XXIII

Quiso la suerte que al llegar los samios en su viaje a los Locros, por sobrenombre Epicefirios, se hallasen actualmente los Zancleos, conducidos por su rey llamado Escites, sitiando cierta ciudad de los Sicilianos con ánimo de apoderarse de ella a viva fuerza. Anaxilao, señor de Regio y grande enemigo de los Zancleos, informado del designio de los samios, procuró insinuarse con ellos, y supo persuadirles que a la sazón les convenía más bien olvidarse de Calactas y de las hermosas playas hacia donde llevaban el rumbo, y apoderarse en vez de ellas de la misma ciudad de Zancla, que se hallaba sin soldados que pudiesen defenderla. Caen los samios en la tentación, y hácense dueños de Zancla. Apenas los Zancleos ausentes de su patria oyeron que había sido sorprendida, cuando fueron corriendo a socorrerla, llamando al mismo tiempo en su ayuda a Hipócrates, señor de la Gela y aliado suyo.

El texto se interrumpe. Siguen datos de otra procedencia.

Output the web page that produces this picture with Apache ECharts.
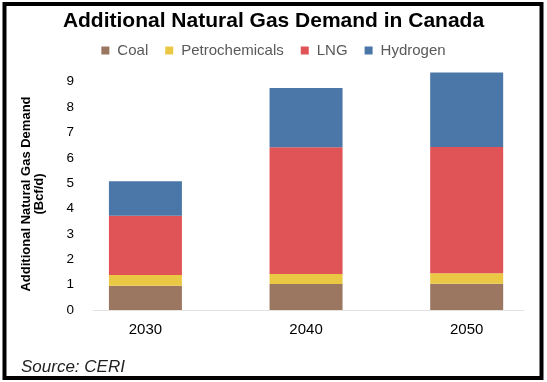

Viniendo éste para auxiliarles con su gente de armas, obró tan al contrario, que privando a Escites, monarca de los Zancleos, de su ciudad, le mandó poner preso, y en su compañía a Pitógenes su hermano, enviándolos así atados a la ciudad de Inico. Entró después a capitular con los samios de la plaza, e interpuesta la fe mutua del juramento, vendió alevosamente a los Zancleos; pues de la paga de su traición en que convino con los samios fue que de los esclavos y muebles que se hallaban dentro de la ciudad tomaría la mitad para sí, y que cargaría con cuanto mueble y esclavo se hallase en la campiña. Para más iniquidad, valiéndose de la ocasión, mandó atar la mayor parte de los Zancleos y se quedó con ellos como si fueran esclavos; y no contento con esto, entregó a los samios los 300 Zancleos principales para que les cortasen la cabeza, maldad que no quisieron ejecutar.